▶ **Exercise goal**:
Reproduce each line bearing the word "drawn".

▶ **Items**:
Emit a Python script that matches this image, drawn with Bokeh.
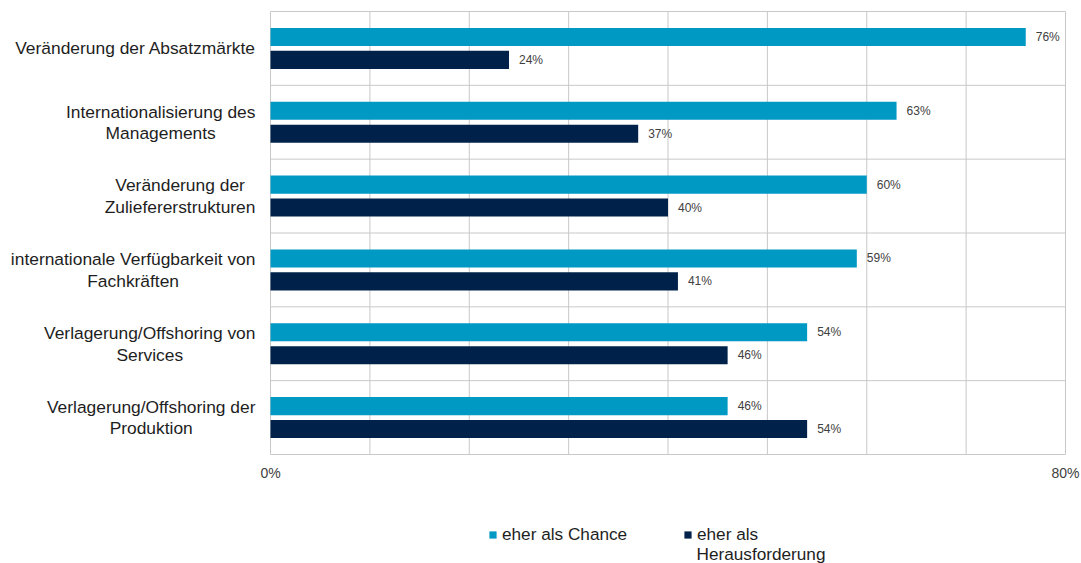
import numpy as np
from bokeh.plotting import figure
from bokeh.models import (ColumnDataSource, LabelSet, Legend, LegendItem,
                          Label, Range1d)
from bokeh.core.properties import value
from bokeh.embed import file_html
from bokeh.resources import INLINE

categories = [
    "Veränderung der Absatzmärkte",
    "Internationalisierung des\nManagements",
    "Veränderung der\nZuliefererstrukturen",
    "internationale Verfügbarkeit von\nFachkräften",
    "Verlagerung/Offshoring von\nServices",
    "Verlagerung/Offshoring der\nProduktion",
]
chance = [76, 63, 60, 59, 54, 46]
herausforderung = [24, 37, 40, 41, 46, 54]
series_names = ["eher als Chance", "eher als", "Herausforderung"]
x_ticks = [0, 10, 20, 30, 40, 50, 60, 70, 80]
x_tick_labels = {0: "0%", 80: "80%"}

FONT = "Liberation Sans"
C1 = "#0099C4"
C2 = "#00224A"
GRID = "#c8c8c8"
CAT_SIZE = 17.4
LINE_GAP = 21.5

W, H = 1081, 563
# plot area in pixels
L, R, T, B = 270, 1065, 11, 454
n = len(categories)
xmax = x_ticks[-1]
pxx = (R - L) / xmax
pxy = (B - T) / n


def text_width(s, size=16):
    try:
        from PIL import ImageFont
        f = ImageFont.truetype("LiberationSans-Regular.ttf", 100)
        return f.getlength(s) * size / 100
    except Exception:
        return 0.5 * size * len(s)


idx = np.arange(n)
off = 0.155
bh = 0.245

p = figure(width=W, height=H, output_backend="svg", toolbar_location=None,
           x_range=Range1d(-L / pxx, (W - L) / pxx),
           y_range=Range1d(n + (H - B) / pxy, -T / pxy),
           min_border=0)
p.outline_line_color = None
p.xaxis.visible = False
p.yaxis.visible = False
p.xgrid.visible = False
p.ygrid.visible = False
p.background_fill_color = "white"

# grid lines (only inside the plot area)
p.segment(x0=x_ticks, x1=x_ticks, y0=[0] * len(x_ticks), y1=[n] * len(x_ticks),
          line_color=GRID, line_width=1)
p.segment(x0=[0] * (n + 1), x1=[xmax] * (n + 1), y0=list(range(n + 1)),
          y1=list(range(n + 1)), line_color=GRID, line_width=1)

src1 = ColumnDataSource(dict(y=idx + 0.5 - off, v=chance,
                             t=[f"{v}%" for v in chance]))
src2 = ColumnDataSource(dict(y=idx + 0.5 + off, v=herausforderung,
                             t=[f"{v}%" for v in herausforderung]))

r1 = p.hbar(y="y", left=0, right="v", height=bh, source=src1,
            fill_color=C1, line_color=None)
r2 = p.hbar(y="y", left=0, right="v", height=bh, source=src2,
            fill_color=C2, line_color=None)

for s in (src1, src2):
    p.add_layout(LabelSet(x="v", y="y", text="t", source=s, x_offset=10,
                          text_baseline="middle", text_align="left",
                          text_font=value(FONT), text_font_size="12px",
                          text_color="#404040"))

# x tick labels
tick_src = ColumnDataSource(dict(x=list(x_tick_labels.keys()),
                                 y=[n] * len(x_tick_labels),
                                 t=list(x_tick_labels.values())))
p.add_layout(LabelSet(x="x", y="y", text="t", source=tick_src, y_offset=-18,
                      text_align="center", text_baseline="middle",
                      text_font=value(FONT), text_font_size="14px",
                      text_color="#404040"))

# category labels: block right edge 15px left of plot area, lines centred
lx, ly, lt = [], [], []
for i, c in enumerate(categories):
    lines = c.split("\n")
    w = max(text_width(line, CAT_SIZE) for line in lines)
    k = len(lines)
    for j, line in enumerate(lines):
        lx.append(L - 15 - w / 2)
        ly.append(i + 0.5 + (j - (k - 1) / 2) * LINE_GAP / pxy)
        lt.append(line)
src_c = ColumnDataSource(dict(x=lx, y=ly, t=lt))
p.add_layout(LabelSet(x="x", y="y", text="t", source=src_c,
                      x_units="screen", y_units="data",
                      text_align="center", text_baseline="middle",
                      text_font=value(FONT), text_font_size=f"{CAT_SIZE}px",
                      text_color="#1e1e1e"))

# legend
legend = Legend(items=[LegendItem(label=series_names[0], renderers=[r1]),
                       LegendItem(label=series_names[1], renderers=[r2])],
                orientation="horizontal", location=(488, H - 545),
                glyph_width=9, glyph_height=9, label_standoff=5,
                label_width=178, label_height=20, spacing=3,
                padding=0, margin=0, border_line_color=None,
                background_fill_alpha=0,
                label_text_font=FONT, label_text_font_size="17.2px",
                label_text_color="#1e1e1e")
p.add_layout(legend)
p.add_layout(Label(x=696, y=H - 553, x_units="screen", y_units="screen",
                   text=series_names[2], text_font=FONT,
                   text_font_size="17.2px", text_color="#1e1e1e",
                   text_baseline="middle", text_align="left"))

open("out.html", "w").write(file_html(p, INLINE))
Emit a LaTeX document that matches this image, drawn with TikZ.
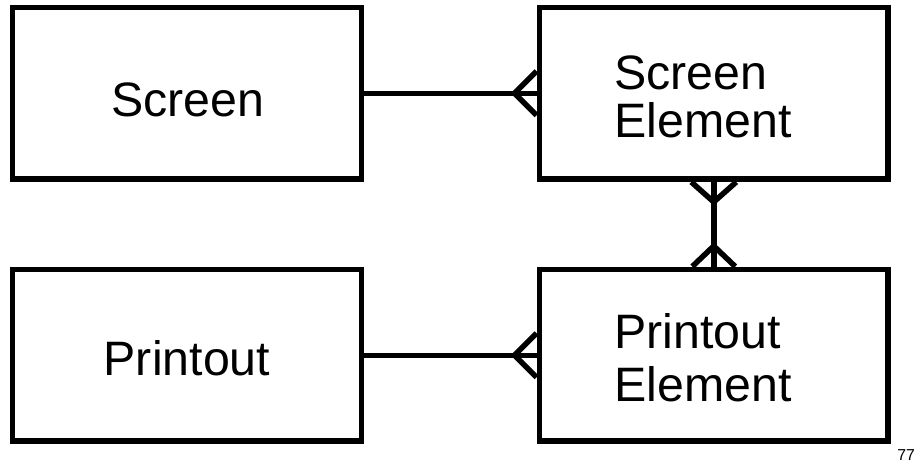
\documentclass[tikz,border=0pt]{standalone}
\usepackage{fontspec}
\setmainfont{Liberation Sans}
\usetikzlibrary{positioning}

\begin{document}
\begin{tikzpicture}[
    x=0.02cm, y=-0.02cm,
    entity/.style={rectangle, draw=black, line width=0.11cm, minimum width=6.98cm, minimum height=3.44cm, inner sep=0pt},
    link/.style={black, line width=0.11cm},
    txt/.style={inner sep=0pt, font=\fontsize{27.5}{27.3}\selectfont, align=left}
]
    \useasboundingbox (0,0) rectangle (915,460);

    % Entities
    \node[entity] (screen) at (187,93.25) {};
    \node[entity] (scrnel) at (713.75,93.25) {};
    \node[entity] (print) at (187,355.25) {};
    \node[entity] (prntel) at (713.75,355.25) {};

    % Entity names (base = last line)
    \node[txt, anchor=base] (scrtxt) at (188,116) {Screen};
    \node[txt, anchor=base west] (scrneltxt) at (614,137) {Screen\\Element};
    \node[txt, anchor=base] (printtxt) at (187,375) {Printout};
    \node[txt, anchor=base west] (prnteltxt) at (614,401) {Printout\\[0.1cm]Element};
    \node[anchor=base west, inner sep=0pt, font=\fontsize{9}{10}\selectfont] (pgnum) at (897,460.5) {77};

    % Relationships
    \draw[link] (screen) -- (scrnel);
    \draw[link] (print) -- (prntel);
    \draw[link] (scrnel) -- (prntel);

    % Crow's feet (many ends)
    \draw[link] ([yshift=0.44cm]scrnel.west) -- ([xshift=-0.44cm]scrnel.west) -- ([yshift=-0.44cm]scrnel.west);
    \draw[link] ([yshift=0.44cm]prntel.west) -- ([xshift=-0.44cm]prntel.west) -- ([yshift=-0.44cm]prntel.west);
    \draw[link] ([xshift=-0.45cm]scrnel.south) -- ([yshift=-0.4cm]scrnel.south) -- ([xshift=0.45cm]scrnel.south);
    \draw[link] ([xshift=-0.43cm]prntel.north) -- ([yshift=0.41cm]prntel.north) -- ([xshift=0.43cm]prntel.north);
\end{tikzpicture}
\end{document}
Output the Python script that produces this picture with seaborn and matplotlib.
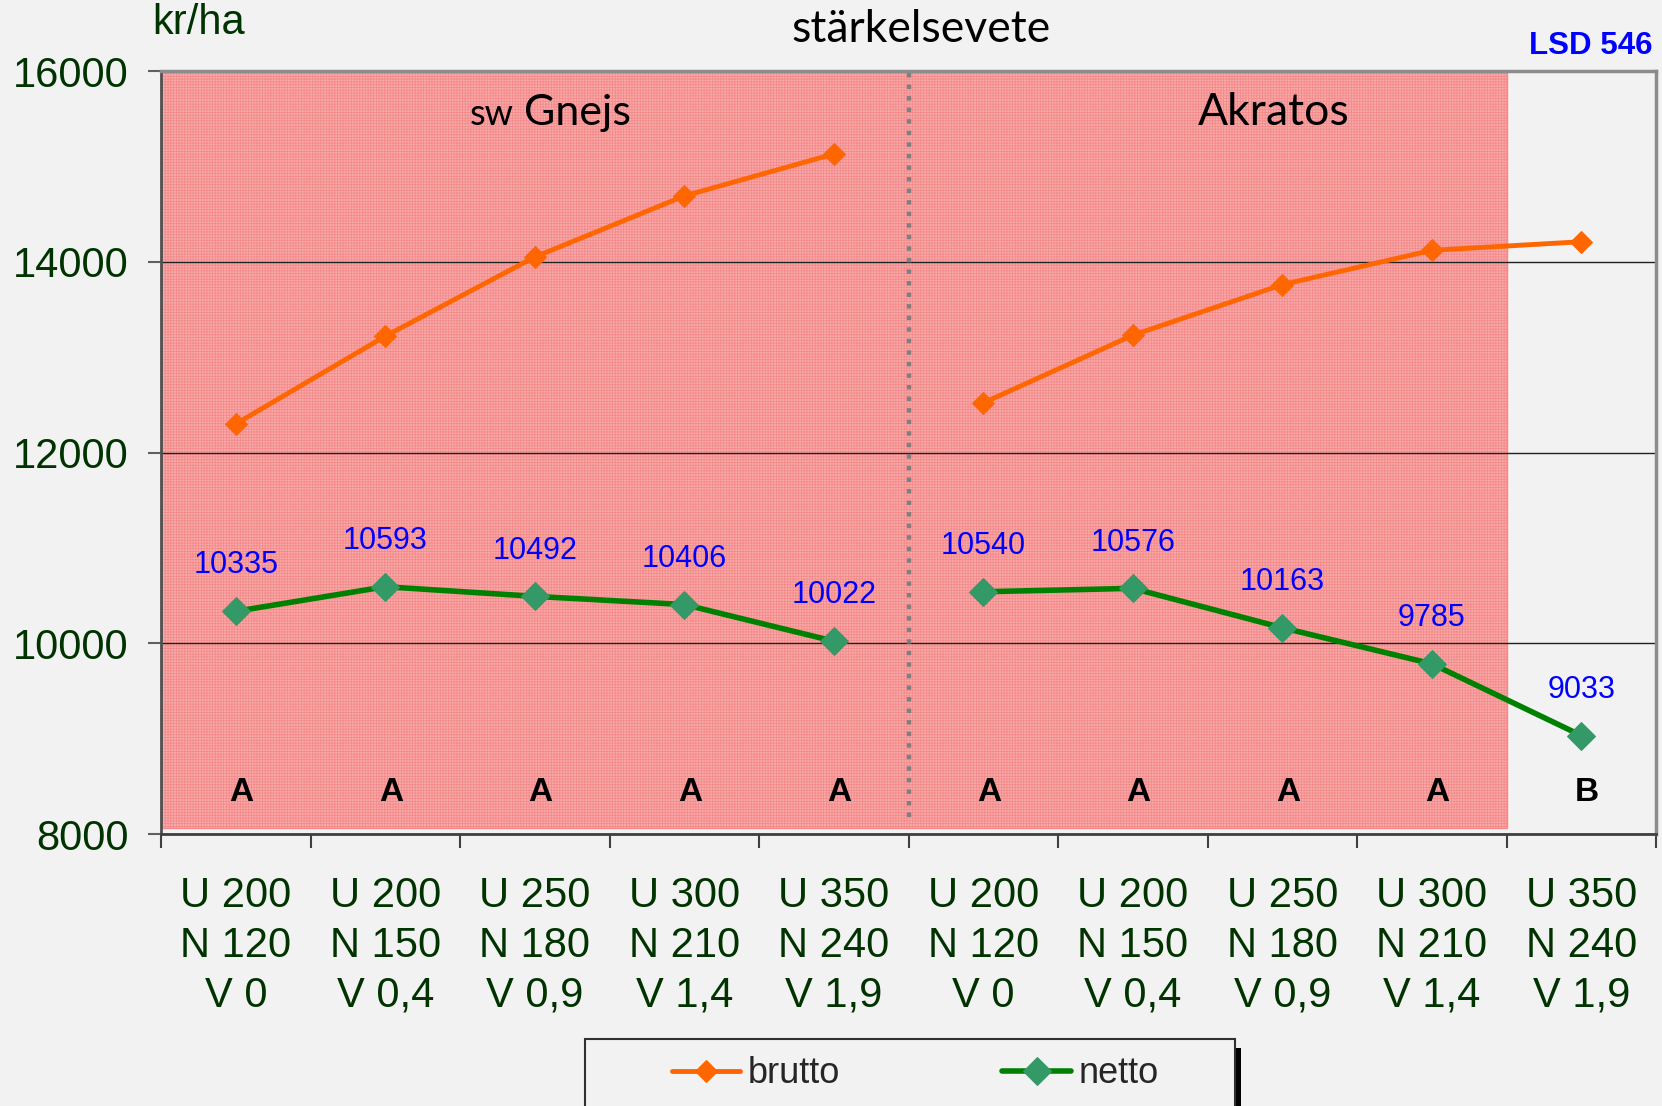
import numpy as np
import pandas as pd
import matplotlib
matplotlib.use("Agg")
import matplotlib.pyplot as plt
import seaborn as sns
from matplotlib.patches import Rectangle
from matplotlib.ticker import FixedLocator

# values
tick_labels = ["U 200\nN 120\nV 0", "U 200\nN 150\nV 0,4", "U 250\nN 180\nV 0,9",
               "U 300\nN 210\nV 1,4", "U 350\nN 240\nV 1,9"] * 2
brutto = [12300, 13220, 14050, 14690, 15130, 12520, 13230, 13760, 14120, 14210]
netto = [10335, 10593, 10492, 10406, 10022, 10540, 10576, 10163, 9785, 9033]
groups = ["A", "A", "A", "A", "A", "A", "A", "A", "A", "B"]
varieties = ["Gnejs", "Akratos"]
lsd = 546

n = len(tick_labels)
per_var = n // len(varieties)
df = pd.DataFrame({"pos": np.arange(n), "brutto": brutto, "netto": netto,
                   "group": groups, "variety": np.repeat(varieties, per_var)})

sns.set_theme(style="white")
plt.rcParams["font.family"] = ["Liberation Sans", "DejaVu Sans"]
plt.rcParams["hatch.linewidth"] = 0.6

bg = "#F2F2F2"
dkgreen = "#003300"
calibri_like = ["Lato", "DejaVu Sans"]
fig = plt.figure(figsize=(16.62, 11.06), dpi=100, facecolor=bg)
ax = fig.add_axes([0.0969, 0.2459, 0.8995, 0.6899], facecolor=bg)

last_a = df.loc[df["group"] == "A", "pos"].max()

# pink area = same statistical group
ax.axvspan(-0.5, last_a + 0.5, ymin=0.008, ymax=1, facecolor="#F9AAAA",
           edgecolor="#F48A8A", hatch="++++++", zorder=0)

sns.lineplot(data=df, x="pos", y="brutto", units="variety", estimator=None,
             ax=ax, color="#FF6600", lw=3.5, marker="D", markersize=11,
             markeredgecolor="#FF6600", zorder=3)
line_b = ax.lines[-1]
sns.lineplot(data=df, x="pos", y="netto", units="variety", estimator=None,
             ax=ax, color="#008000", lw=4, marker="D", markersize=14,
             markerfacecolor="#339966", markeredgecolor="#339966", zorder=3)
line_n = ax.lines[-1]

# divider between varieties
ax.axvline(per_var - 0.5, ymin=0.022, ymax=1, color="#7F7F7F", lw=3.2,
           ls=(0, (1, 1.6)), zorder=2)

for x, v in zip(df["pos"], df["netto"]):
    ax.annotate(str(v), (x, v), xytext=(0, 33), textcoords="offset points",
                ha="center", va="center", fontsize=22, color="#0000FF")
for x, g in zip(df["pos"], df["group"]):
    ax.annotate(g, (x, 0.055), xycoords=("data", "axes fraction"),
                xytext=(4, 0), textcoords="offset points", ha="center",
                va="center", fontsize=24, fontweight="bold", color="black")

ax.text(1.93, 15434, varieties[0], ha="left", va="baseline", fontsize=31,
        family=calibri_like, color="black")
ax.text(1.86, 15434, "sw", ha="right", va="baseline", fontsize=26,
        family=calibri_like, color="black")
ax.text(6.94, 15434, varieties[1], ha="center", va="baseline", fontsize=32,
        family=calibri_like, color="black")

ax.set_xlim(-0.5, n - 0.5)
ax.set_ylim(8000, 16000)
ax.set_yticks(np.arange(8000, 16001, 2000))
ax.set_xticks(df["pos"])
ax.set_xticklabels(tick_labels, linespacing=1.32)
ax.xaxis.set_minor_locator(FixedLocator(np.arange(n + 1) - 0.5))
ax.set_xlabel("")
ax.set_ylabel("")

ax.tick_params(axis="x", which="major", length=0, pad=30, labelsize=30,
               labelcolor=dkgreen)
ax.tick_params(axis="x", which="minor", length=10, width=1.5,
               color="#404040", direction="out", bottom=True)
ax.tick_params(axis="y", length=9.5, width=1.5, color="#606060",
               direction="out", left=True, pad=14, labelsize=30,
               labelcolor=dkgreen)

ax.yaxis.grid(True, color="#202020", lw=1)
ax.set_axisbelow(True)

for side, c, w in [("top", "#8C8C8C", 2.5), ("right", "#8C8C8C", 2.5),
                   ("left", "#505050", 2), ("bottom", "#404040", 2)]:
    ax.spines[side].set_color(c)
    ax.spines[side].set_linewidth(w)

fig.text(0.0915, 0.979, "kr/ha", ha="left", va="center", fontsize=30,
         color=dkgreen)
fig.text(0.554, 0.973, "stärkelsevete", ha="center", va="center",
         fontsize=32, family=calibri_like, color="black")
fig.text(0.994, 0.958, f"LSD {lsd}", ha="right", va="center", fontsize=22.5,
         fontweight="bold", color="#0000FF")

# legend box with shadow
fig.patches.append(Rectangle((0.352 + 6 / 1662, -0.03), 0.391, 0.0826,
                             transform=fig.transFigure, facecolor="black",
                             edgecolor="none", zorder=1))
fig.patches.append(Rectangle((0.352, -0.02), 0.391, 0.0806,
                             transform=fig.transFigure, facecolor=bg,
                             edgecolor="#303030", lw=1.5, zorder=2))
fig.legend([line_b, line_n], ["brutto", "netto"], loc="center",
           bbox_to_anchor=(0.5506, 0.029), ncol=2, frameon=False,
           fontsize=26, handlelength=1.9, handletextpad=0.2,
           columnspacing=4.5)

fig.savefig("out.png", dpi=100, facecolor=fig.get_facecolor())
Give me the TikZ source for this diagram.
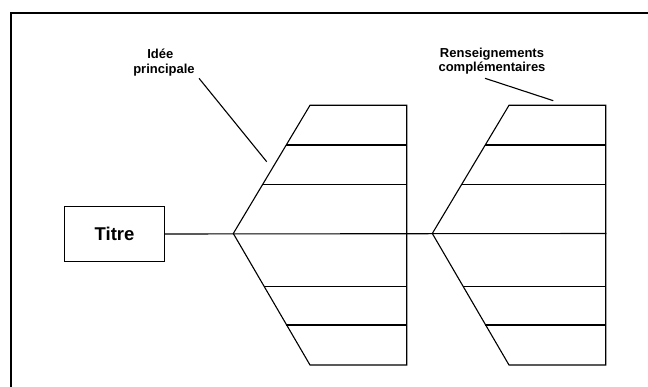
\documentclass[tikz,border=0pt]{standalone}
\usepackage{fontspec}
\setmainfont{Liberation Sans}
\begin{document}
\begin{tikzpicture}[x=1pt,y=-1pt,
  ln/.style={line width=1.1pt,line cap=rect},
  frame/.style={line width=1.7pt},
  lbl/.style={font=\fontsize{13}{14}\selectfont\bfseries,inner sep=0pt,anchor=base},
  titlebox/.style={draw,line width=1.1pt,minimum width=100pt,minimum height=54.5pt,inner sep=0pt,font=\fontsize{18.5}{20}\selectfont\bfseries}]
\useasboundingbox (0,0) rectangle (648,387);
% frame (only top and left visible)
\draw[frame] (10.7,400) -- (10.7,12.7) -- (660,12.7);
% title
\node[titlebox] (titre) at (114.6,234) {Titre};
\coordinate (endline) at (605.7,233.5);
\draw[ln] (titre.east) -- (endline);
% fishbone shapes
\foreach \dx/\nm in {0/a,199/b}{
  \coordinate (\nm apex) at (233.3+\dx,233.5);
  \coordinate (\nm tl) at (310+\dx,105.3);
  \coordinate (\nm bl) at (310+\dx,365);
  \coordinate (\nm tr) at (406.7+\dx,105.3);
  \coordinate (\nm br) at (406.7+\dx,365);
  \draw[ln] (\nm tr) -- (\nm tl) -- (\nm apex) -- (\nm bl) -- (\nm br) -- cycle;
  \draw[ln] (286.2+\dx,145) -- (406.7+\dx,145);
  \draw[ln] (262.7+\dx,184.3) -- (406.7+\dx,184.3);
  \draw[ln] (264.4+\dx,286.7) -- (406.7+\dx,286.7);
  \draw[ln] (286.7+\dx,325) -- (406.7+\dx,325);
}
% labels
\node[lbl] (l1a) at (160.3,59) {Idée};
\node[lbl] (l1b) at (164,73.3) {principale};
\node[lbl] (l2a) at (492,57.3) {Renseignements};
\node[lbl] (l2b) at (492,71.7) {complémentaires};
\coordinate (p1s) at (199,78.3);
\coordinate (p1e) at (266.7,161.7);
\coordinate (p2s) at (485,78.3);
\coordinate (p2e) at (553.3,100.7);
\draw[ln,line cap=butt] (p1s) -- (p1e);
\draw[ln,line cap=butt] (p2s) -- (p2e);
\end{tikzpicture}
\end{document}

▶ **Complete response**:
Emit a Python script that matches this image, drawn with Bokeh.
Emit a LaTeX document that matches this image, drawn with TikZ.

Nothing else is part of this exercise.